[start of Given material]

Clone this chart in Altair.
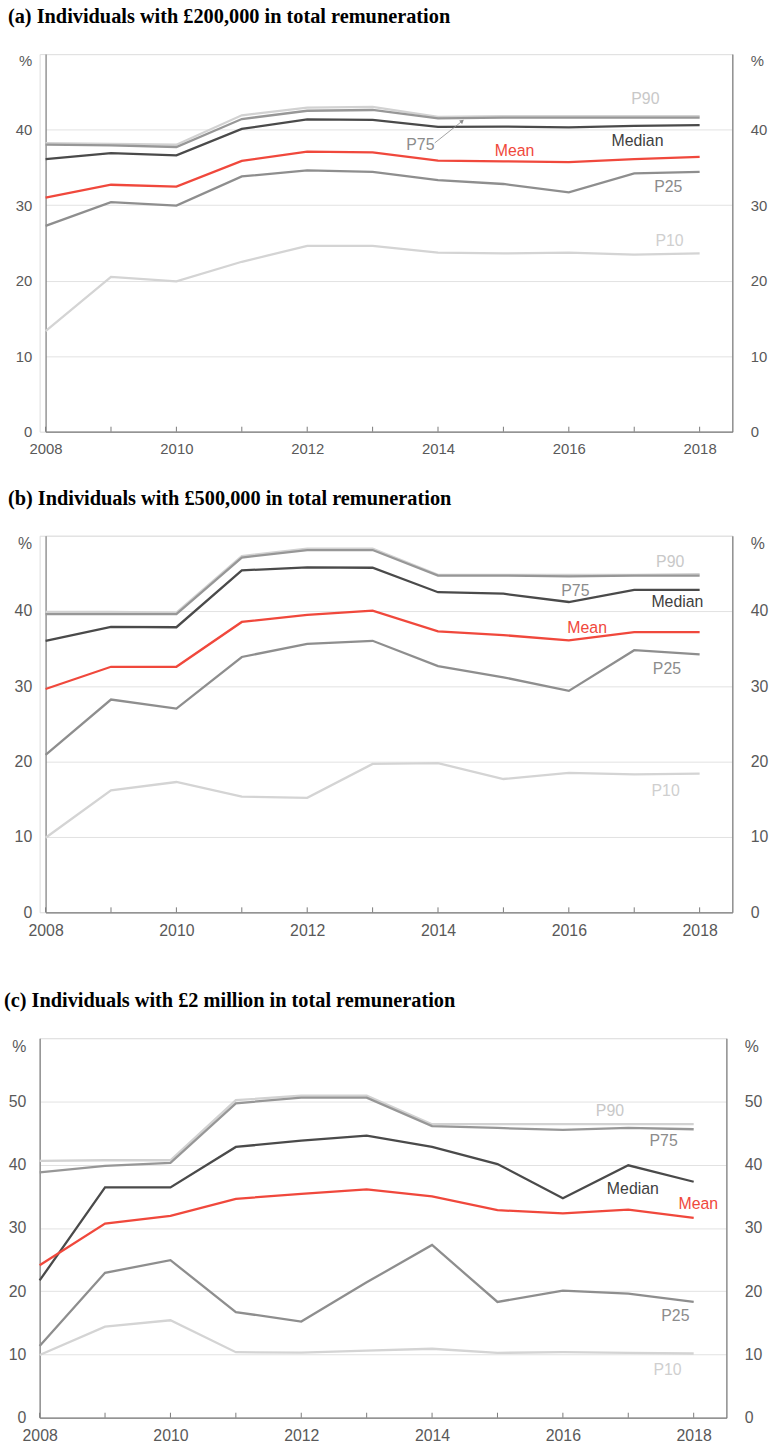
import altair as alt
import pandas as pd

years = list(range(2008, 2019))

# Panel (a): £200,000
a_p90 = [38.2, 38.1, 38.0, 41.9, 42.9, 43.0, 41.7, 41.8, 41.8, 41.8, 41.8]
a_p75 = [38.0, 37.9, 37.7, 41.4, 42.5, 42.6, 41.5, 41.6, 41.6, 41.6, 41.6]
a_median = [36.1, 36.9, 36.6, 40.1, 41.35, 41.3, 40.35, 40.4, 40.3, 40.5, 40.6]
a_mean = [31.0, 32.7, 32.45, 35.85, 37.1, 37.0, 35.9, 35.8, 35.7, 36.1, 36.4]
a_p25 = [27.25, 30.4, 29.95, 33.8, 34.6, 34.4, 33.3, 32.8, 31.7, 34.2, 34.4]
a_p10 = [13.3, 20.5, 19.9, 22.5, 24.6, 24.6, 23.7, 23.6, 23.7, 23.45, 23.6]

# Panel (b): £500,000
b_p90 = [39.9, 39.9, 39.8, 47.3, 48.3, 48.3, 44.8, 44.8, 44.8, 44.8, 44.9]
b_p75 = [39.6, 39.6, 39.6, 47.1, 48.1, 48.1, 44.7, 44.7, 44.6, 44.7, 44.7]
b_median = [36.05, 37.9, 37.85, 45.4, 45.8, 45.75, 42.5, 42.3, 41.2, 42.8, 42.8]
b_mean = [29.65, 32.6, 32.6, 38.55, 39.5, 40.05, 37.3, 36.8, 36.1, 37.2, 37.2]
b_p25 = [20.9, 28.25, 27.05, 33.9, 35.65, 36.05, 32.7, 31.2, 29.4, 34.8, 34.25]
b_p10 = [9.9, 16.2, 17.3, 15.35, 15.2, 19.7, 19.8, 17.7, 18.5, 18.3, 18.4]

# Panel (c): £2 million
c_p90 = [40.6, 40.7, 40.7, 50.2, 50.9, 50.9, 46.4, 46.4, 46.4, 46.4, 46.4]
c_p75 = [38.8, 39.8, 40.3, 49.7, 50.6, 50.6, 46.1, 45.8, 45.5, 45.8, 45.6]
c_median = [21.7, 36.4, 36.4, 42.8, 43.8, 44.6, 42.8, 40.1, 34.7, 39.9, 37.3]
c_mean = [24.1, 30.7, 31.9, 34.6, 35.4, 36.1, 35.0, 32.8, 32.3, 32.9, 31.6]
c_p25 = [11.35, 22.9, 24.9, 16.7, 15.2, 21.4, 27.3, 18.3, 20.1, 19.6, 18.3]
c_p10 = [9.9, 14.4, 15.4, 10.35, 10.3, 10.6, 10.9, 10.25, 10.35, 10.25, 10.15]

series_names = ["P90", "P75", "Median", "Mean", "P25", "P10"]

# Label anchor positions (data coordinates)
a_label_x = [2017.17, 2013.73, 2017.05, 2015.17, 2017.52, 2017.54]
a_label_y = [44.05, 38.0, 38.5, 37.2, 32.4, 25.3]
b_label_x = [2017.55, 2016.1, 2017.66, 2016.28, 2017.5, 2017.48]
b_label_y = [46.5, 42.7, 41.2, 37.8, 32.3, 16.1]
c_label_x = [2016.72, 2017.54, 2017.07, 2018.07, 2017.72, 2017.6]
c_label_y = [48.4, 43.8, 36.1, 33.75, 16.1, 7.5]

line_colors = {"P90": "#d2d2d2", "P75": "#979797", "Median": "#4a4a4a",
               "Mean": "#f0483c", "P25": "#8e8e8e", "P10": "#d4d4d4"}
text_colors = {"P90": "#c8c8c8", "P75": "#8c8c8c", "Median": "#404040",
               "Mean": "#f0483c", "P25": "#8c8c8c", "P10": "#cfcfcf"}
draw_order = ["P90", "P10", "P25", "P75", "Median", "Mean"]

SANS = "Liberation Sans"
SERIF = "Liberation Serif"
AXIS_COLOR = "#7a7a7a"
LABEL_COLOR = "#595959"
GRID_COLOR = "#e2e2e2"
W = 693


def panel(title, vals, ymax, height, lx, ly, tick_fs, inset=0, arrow=None, title_dx=0):
    df = pd.DataFrame({
        "year": years * len(series_names),
        "value": sum([vals[s] for s in series_names], []),
        "series": sum([[s] * len(years) for s in series_names], []),
    })
    width = W + inset
    if inset:
        xscale = alt.Scale(domain=[2008, 2018.5], nice=False, zero=False, range=[inset, width])
    else:
        xscale = alt.Scale(domain=[2008, 2018.5], nice=False, zero=False)
    yscale = alt.Scale(domain=[0, ymax], nice=False)
    xaxis = alt.Axis(values=list(range(2008, 2019, 2)), format="d", ticks=False,
                     grid=False, domainColor=AXIS_COLOR, domainWidth=1.2,
                     labelFont=SANS, labelFontSize=tick_fs, labelColor=LABEL_COLOR,
                     labelPadding=10, labelFlush=False, title=None)
    yvals = list(range(0, ymax + 1, 10))
    lab_expr = f"datum.value == {ymax} ? '%' : datum.label"
    common = dict(values=yvals, labelExpr=lab_expr, ticks=False, domainColor=AXIS_COLOR,
                  domainWidth=1.2, labelFont=SANS, labelFontSize=tick_fs,
                  labelColor=LABEL_COLOR, labelBound=False, labelFlush=False,
                  labelBaseline={"condition": {"test": f"datum.value == {ymax}", "value": "top"},
                                 "value": "middle"},
                  title=None)
    left_kw = dict(orient="left", grid=True, gridColor=GRID_COLOR, labelPadding=14,
                   minExtent=34)
    if inset:
        left_kw["offset"] = -inset
    left_axis = alt.Axis(**left_kw, **common)
    right_axis = alt.Axis(orient="right", grid=False, labelPadding=18, **common)

    layers = []
    for i, s in enumerate(draw_order):
        if i == 0:
            ax = left_axis
        elif i == 1:
            ax = right_axis
        else:
            ax = None
        layers.append(
            alt.Chart(df).transform_filter(alt.datum.series == s).mark_line(
                strokeWidth=2.3, color=line_colors[s]
            ).encode(
                x=alt.X("year:Q", scale=xscale, axis=xaxis),
                y=alt.Y("value:Q", scale=yscale, axis=ax),
            )
        )
    # inward x-axis ticks, one per year
    tick_df = pd.DataFrame({"year": years})
    layers.append(
        alt.Chart(tick_df).mark_rule(color=AXIS_COLOR, strokeWidth=1).encode(
            x=alt.X("year:Q", scale=xscale, axis=xaxis),
            y=alt.value(height),
            y2=alt.value(height - 5),
        )
    )
    lab_df = pd.DataFrame({"x": lx, "y": ly, "label": series_names})
    layers.append(
        alt.Chart(lab_df).mark_text(font=SANS, fontSize=16, align="center", baseline="middle").encode(
            x=alt.X("x:Q", scale=xscale, axis=xaxis),
            y=alt.Y("y:Q", scale=yscale, axis=None),
            text="label:N",
            color=alt.Color("label:N", scale=alt.Scale(domain=series_names,
                                                       range=[text_colors[s] for s in series_names]),
                            legend=None),
        )
    )
    if arrow is not None:
        arr_df = pd.DataFrame({"x": [arrow[0]], "y": [arrow[1]], "x2": [arrow[2]], "y2": [arrow[3]]})
        layers.append(
            alt.Chart(arr_df).mark_rule(color="#8c8c8c", strokeWidth=0.8).encode(
                x=alt.X("x:Q", scale=xscale, axis=xaxis),
                y=alt.Y("y:Q", scale=yscale, axis=None),
                x2="x2:Q", y2="y2:Q",
            )
        )
        layers.append(
            alt.Chart(arr_df).mark_point(shape="triangle-up", filled=True, color="#8c8c8c",
                                         size=22, angle=51, opacity=1).encode(
                x=alt.X("x2:Q", scale=xscale, axis=xaxis),
                y=alt.Y("y2:Q", scale=yscale, axis=None),
            )
        )
    return alt.layer(*layers).resolve_axis(y="independent").properties(
        width=width, height=height,
        title=alt.TitleParams(title, anchor="start", font=SERIF, fontSize=20.5,
                              fontWeight="bold", color="#000000", offset=27, dx=title_dx),
    )


def vals_of(p90, p75, med, mean, p25, p10):
    return {"P90": p90, "P75": p75, "Median": med, "Mean": mean, "P25": p25, "P10": p10}


chart_a = panel("(a) Individuals with £200,000 in total remuneration",
                vals_of(a_p90, a_p75, a_median, a_mean, a_p25, a_p10),
                50, 381, a_label_x, a_label_y, 15, inset=6,
                arrow=(2013.95, 38.24, 2014.37, 41.13), title_dx=-4)
chart_b = panel("(b) Individuals with £500,000 in total remuneration",
                vals_of(b_p90, b_p75, b_median, b_mean, b_p25, b_p10),
                50, 380, b_label_x, b_label_y, 16, inset=6, title_dx=-4)
chart_c = panel("(c) Individuals with £2 million in total remuneration",
                vals_of(c_p90, c_p75, c_median, c_mean, c_p25, c_p10),
                60, 383, c_label_x, c_label_y, 16, inset=0, title_dx=-2)

chart = alt.vconcat(
    alt.vconcat(chart_a, chart_b, spacing=31),
    chart_c, spacing=52,
).properties(
    padding={"left": 3, "top": 0, "right": 0, "bottom": 0}
).configure_view(stroke=None).configure(background="white")

chart.save("out.html", embed_options={"renderer": "svg", "actions": False})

[end of Given material]

Set down again, exactly, the lines of the material above from its first line to the one with "years = list(range(2008, 2019))", inclusive. Leave the pictures out.

Clone this chart in Altair.
import altair as alt
import pandas as pd

years = list(range(2008, 2019))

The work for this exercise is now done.